Article Preview
The Concealments of Marcel:
Proust's Jewishness
- Abstract
AMONG modem literary creations there are on my list three which I believe cannot impart anything approaching their full values without long and sustained intimacy. They are James Joyce’s Ulysses, Thomas Mann’s Joseph and His Brothers, and Marcel Proust’s Remembrance of Things Past. In each case, one may in a single reading experience the kind of joy and wonder which once every few years are awakened in us by a new book; but if we let it go at that we have merely circumnavigated an island continent whose interior would repay years of exploration. Of the three works mentioned, Remembrance (for short) is the most rewarding. Gide, on reading part of it, exclaimed: “Dazzled!” So one is. A second, a third, a fiftieth reading, ten and twenty and thirty years of browsing in it gradually overlay the feeling of astonishment with one of mingled awe and gratitude.

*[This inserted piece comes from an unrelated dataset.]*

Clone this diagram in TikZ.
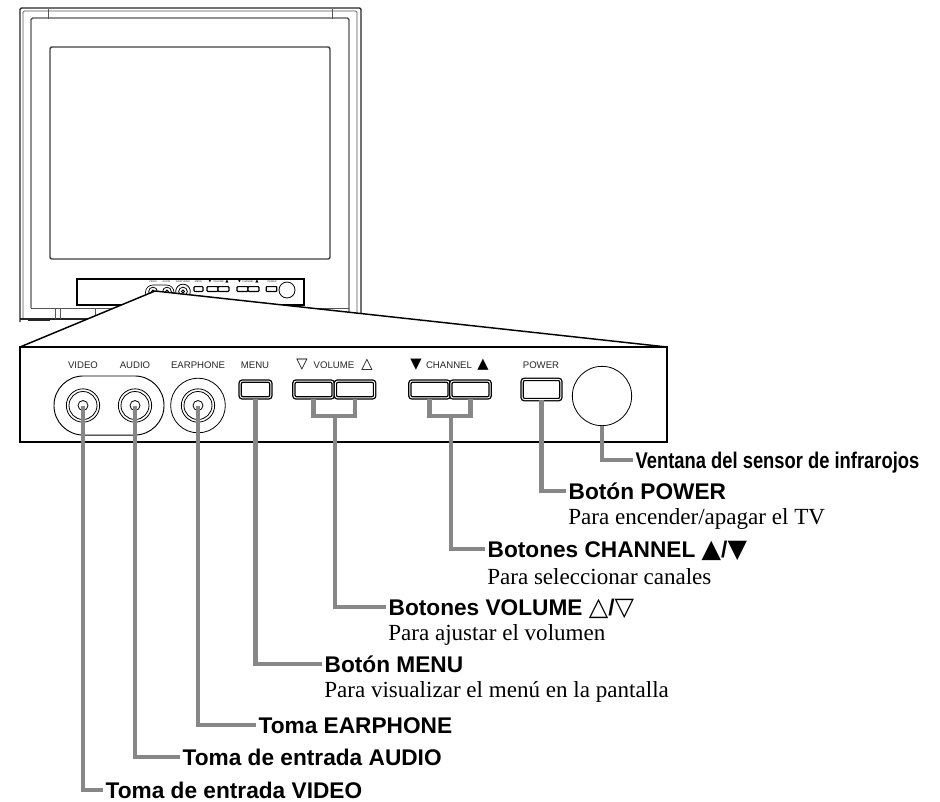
\documentclass[tikz,border=0pt]{standalone}
\usepackage{fontspec}
\setmainfont{Liberation Serif}
\setsansfont{Liberation Sans}
\newfontfamily\symf{DejaVu Sans}
\definecolor{leadgray}{HTML}{878787}
\definecolor{linegray}{HTML}{555555}
\newcommand{\bigtri}[1]{{\symf\fontsize{19}{18}\selectfont\raisebox{-.5pt}{#1}}}
\tikzset{
  tvline/.style={line width=.8pt,draw=black!85},
  tvthin/.style={line width=.6pt,draw=linegray},
  bezel/.style={line width=1pt,draw=linegray,rounded corners=1.2pt},
  lead/.style={line width=3.3pt,draw=leadgray},
  panel/.style={line width=1.1pt,draw=black,fill=white,line join=miter},
  ring/.style={circle,draw=black,line width=.6pt,inner sep=0pt,fill=none},
  btn/.style={rectangle,draw=black,rounded corners=1.8pt,line width=1pt,double=white,double distance=.7pt,inner sep=0pt,minimum height=12.6pt},
  sbtn/.style={rectangle,draw=black,rounded corners=.6pt,line width=.9pt,fill=white,inner sep=0pt,minimum height=3.6pt},
  paneltext/.style={font=\sffamily\fontsize{7.2}{8}\selectfont,inner sep=0pt,text height=5.2pt,text depth=0pt,text=black!85},
  paneltri/.style={font=\symf\fontsize{11}{12}\selectfont,inner sep=0pt,text height=5.2pt,text depth=0pt},
  stext/.style={font=\sffamily\fontsize{1.85}{2}\selectfont,inner sep=0pt,text=black!85},
  stri/.style={font=\symf\fontsize{3.2}{3}\selectfont,inner sep=0pt},
  head/.style={font=\sffamily\bfseries\fontsize{17}{18}\selectfont,anchor=west,inner sep=0pt,outer sep=2pt,text height=12.2pt,text depth=0pt},
  sub/.style={font=\rmfamily\fontsize{17.3}{18}\selectfont,anchor=west,inner sep=0pt},
}
\begin{document}
\begin{tikzpicture}[x=.75pt,y=-.75pt]
\useasboundingbox[fill=white] (0,0) rectangle (940,801);
% television
\draw[line width=1.1pt,draw=black!85,rounded corners=1pt] (20,322) -- (20,8) -- (361,8) -- (361,322);
\draw[tvthin,rounded corners=1pt] (23,319) -- (23,11) -- (357,11) -- (357,322);
\draw[tvline] (20,319) -- (120,319);
\draw[line width=1.6pt,draw=black!85] (28,319.5) -- (50,319.5);
\draw[bezel] (31,308) -- (31,18) -- (349,18) -- (349,322);
\draw[tvthin] (31,308) -- (349,308);
\draw[tvthin] (48,9) -- (48,19);
\draw[tvthin] (332,9) -- (332,19);
\draw[tvthin] (55,308) -- (55,319);
\draw[tvthin] (60,308) -- (60,319);
\draw[tvthin] (95,308) -- (95,319);
\draw[line width=1.1pt,draw=black!75,rounded corners=1.5pt] (50,47) rectangle (330,259);
% small control panel
\draw[line width=1.1pt,draw=black] (77,279) rectangle (304,305);
\draw[line width=.5pt,draw=black,rounded corners=5.5pt] (145.5,285) rectangle (174,300);
\foreach \n/\x in {sv/153,sa/167,se/183}{
  \node[ring,minimum size=6.5pt] (\n) at (\x,291.5) {};
  \node[ring,minimum size=2.2pt] at (\x,291.5) {};
}
\node[ring,minimum size=11pt] (seo) at (183,291.5) {};
\node[sbtn,minimum width=6.8pt] (smenu) at (198.5,289) {};
\node[sbtn,minimum width=8.2pt] (svol1) at (212.5,289) {};
\node[sbtn,minimum width=8.2pt] (svol2) at (223.5,289) {};
\node[sbtn,minimum width=8.2pt] (sch1) at (242.5,289) {};
\node[sbtn,minimum width=8.2pt] (sch2) at (253.5,289) {};
\node[sbtn,minimum width=8pt] (spow) at (271.5,289) {};
\node[ring,minimum size=12pt] (scirc) at (287,290) {};
\node[stext] (tsv) at (153,282) {VIDEO};
\node[stext] (tsa) at (166.5,282) {AUDIO};
\node[stext] (tse) at (183,282) {EARPHONE};
\node[stext] (tsm) at (198.5,282) {MENU};
\node[stri] (tsv1) at (210,281.8) {▼};
\node[stext] (tsvo) at (218.5,282) {VOLUME};
\node[stri] (tsv2) at (227,281.8) {▲};
\node[stri] (tsc1) at (239.5,281.8) {▼};
\node[stext] (tsc) at (248,282) {CHANNEL};
\node[stri] (tsc2) at (257,281.8) {▲};
\node[stext] (tsp) at (272,282) {POWER};
% wedge
\coordinate (apex) at (155,291);
\coordinate (wl) at (20,347);
\coordinate (wr) at (667,347);
\fill[white] (wl) -- (apex) -- (wr) -- cycle;
\draw[line width=1.1pt,draw=black] (wl) -- (apex) -- (wr);
% big control panel
\draw[panel] (20,347) rectangle (667,442);
\node[draw=black,line width=.7pt,fill=white,rectangle,rounded corners=22pt,minimum width=82.5pt,minimum height=44.3pt,inner sep=0pt] (oval) at (109,405.5) {};
\foreach \n/\x in {jv/83,ja/135}{
  \node[ring,minimum size=25pt] at (\x,405.5) {};
  \node[ring,minimum size=21pt] at (\x,405.5) {};
  \node[ring,minimum size=7.5pt] (\n) at (\x,405.5) {};
}
\node[ring,minimum size=41pt] (eo) at (198,405.5) {};
\node[ring,minimum size=25pt] at (198,405.5) {};
\node[ring,minimum size=21pt] at (198,405.5) {};
\node[ring,minimum size=7.5pt] (je) at (198,405.5) {};
\node[btn,minimum width=23pt] (menu) at (255.5,389.5) {};
\node[btn,minimum width=29.5pt] (vol1) at (313.5,389.5) {};
\node[btn,minimum width=29.5pt] (vol2) at (355,389.5) {};
\node[btn,minimum width=29.5pt] (ch1) at (429.5,389.5) {};
\node[btn,minimum width=29.5pt] (ch2) at (470.5,389.5) {};
\node[btn,minimum width=29pt,minimum height=15.2pt] (pow) at (541.5,389.5) {};
\node[ring,minimum size=44.5pt] (irw) at (602,396) {};
\node[paneltext] (tv) at (83,365) {VIDEO};
\node[paneltext] (ta) at (135,365) {AUDIO};
\node[paneltext] (te) at (198,365) {EARPHONE};
\node[paneltext] (tm) at (255,365) {MENU};
\node[paneltri] (tv1) at (302,365) {▽};
\node[paneltext] (tvo) at (334,365) {VOLUME};
\node[paneltri] (tv2) at (367,365) {△};
\node[paneltri] (tc1) at (416,365) {▼};
\node[paneltext] (tc) at (449,365) {CHANNEL};
\node[paneltri] (tc2) at (483,365) {▲};
\node[paneltext] (tp) at (541,365) {POWER};
% labels
\node[head] (lir) at (633,460) {\scalebox{.81}[1]{Ventana del sensor de infrarojos}};
\node[head] (lpow) at (566,491) {Botón POWER};
\node[sub] (spowt) at (568,519) {Para encender/apagar el TV};
\node[head] (lch) at (485,549) {Botones CHANNEL \bigtri{▲}/\bigtri{▼}};
\node[sub] (scht) at (487,577) {Para seleccionar canales};
\node[head] (lvol) at (386,607) {Botones VOLUME \bigtri{△}/\bigtri{▽}};
\node[sub] (svolt) at (388,635) {Para ajustar el volumen};
\node[head] (lmenu) at (322,664) {Botón MENU};
\node[sub] (smenut) at (324,692) {Para visualizar el menú en la pantalla};
\node[head] (lear) at (256,725) {Toma EARPHONE};
\node[head] (laud) at (180,757) {Toma de entrada AUDIO};
\node[head] (lvid) at (103,790) {Toma de entrada VIDEO};
% leaders
\coordinate (volj) at (335,416);
\coordinate (chj) at (451,416);
\draw[lead] (irw.south) |- (lir.west);
\draw[lead] (pow.south) |- (lpow.west);
\draw[lead] (ch1.south) |- (chj) -| (ch2.south);
\draw[lead] (chj) |- (lch.west);
\draw[lead] (vol1.south) |- (volj) -| (vol2.south);
\draw[lead] (volj) |- (lvol.west);
\draw[lead] (menu.south) |- (lmenu.west);
\draw[lead] (je.center) |- (lear.west);
\draw[lead] (ja.center) |- (laud.west);
\draw[lead] (jv.center) |- (lvid.west);
\end{tikzpicture}
\end{document}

Fellow Proustians will of course endorse this panegyric; but when I add that the great work is full of contradictions, confusions, and impossibilities they will undoubtedly raise their eyebrows as if to say: “And isn’t Shakespeare, too?” I go on, however, and remark, perhaps to their surprise, that quite otherwise than in Shakespeare the contradictions, confusions, and impossibilities in Remembrance are necessary qualities of its greatness. The structure and purpose demand them, the exacting and labyrinthine style fits them. This is not because we are in a half-hallucinatory world like Kafka’s; we are among real, very real people, incidents, and circumstances; we are in the historical Paris, France and the world of about 1879 to 1922. What we are confronted with, however, is a unique concept of the novelist’s mission.